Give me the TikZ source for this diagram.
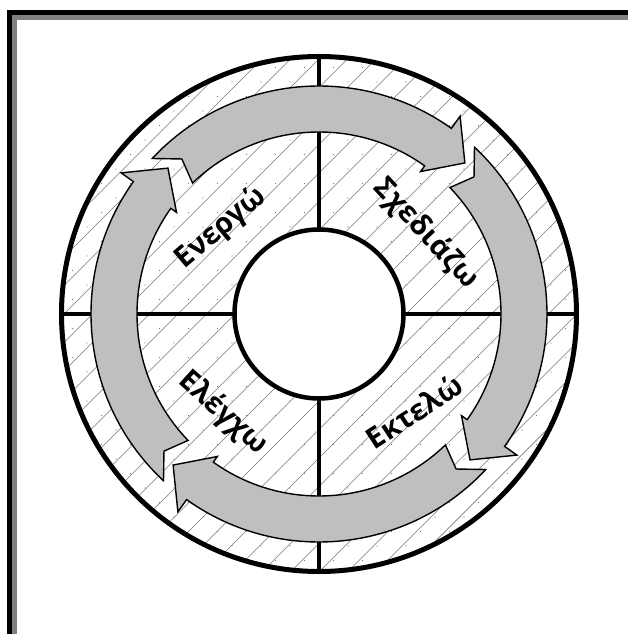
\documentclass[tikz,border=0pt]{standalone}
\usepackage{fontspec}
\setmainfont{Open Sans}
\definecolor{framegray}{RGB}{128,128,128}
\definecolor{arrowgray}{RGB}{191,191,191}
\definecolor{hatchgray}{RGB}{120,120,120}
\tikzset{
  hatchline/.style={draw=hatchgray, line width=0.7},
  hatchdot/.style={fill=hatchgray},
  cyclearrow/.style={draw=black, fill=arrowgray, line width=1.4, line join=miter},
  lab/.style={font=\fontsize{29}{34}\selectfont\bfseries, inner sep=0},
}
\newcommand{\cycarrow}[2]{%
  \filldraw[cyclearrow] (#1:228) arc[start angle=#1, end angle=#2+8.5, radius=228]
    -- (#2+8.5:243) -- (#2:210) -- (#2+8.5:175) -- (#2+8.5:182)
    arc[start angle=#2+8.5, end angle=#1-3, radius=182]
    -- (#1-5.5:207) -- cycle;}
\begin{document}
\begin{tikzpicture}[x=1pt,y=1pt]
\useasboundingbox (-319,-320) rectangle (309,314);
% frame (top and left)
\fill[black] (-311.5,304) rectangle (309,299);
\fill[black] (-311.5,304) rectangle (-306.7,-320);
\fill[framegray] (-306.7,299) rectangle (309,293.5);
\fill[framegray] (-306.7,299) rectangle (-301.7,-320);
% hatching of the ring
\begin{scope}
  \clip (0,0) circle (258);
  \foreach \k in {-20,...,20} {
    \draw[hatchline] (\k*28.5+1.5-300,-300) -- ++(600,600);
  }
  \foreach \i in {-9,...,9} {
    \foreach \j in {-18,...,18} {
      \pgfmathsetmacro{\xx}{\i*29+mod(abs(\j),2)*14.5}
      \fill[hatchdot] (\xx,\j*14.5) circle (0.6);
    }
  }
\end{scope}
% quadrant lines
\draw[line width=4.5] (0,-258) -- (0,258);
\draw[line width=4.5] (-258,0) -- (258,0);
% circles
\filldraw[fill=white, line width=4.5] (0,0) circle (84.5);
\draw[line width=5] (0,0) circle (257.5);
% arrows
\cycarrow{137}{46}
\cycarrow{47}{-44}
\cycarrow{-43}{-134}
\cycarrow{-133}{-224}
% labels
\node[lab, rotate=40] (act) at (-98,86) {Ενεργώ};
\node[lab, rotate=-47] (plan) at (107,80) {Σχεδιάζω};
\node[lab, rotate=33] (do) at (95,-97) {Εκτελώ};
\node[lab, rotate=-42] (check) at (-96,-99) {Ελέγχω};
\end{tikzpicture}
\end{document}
====
> _Task requirements_
Write out the listing word for word, omitting the pictures it holds.

> _Answer below_
Give me the TikZ source for this diagram.
\documentclass[tikz,border=0pt]{standalone}
\usepackage{fontspec}
\setmainfont{Open Sans}
\definecolor{framegray}{RGB}{128,128,128}
\definecolor{arrowgray}{RGB}{191,191,191}
\definecolor{hatchgray}{RGB}{120,120,120}
\tikzset{
  hatchline/.style={draw=hatchgray, line width=0.7},
  hatchdot/.style={fill=hatchgray},
  cyclearrow/.style={draw=black, fill=arrowgray, line width=1.4, line join=miter},
  lab/.style={font=\fontsize{29}{34}\selectfont\bfseries, inner sep=0},
}
\newcommand{\cycarrow}[2]{%
  \filldraw[cyclearrow] (#1:228) arc[start angle=#1, end angle=#2+8.5, radius=228]
    -- (#2+8.5:243) -- (#2:210) -- (#2+8.5:175) -- (#2+8.5:182)
    arc[start angle=#2+8.5, end angle=#1-3, radius=182]
    -- (#1-5.5:207) -- cycle;}
\begin{document}
\begin{tikzpicture}[x=1pt,y=1pt]
\useasboundingbox (-319,-320) rectangle (309,314);
% frame (top and left)
\fill[black] (-311.5,304) rectangle (309,299);
\fill[black] (-311.5,304) rectangle (-306.7,-320);
\fill[framegray] (-306.7,299) rectangle (309,293.5);
\fill[framegray] (-306.7,299) rectangle (-301.7,-320);
% hatching of the ring
\begin{scope}
  \clip (0,0) circle (258);
  \foreach \k in {-20,...,20} {
    \draw[hatchline] (\k*28.5+1.5-300,-300) -- ++(600,600);
  }
  \foreach \i in {-9,...,9} {
    \foreach \j in {-18,...,18} {
      \pgfmathsetmacro{\xx}{\i*29+mod(abs(\j),2)*14.5}
      \fill[hatchdot] (\xx,\j*14.5) circle (0.6);
    }
  }
\end{scope}
% quadrant lines
\draw[line width=4.5] (0,-258) -- (0,258);
\draw[line width=4.5] (-258,0) -- (258,0);
% circles
\filldraw[fill=white, line width=4.5] (0,0) circle (84.5);
\draw[line width=5] (0,0) circle (257.5);
% arrows
\cycarrow{137}{46}
\cycarrow{47}{-44}
\cycarrow{-43}{-134}
\cycarrow{-133}{-224}
% labels
\node[lab, rotate=40] (act) at (-98,86) {Ενεργώ};
\node[lab, rotate=-47] (plan) at (107,80) {Σχεδιάζω};
\node[lab, rotate=33] (do) at (95,-97) {Εκτελώ};
\node[lab, rotate=-42] (check) at (-96,-99) {Ελέγχω};
\end{tikzpicture}
\end{document}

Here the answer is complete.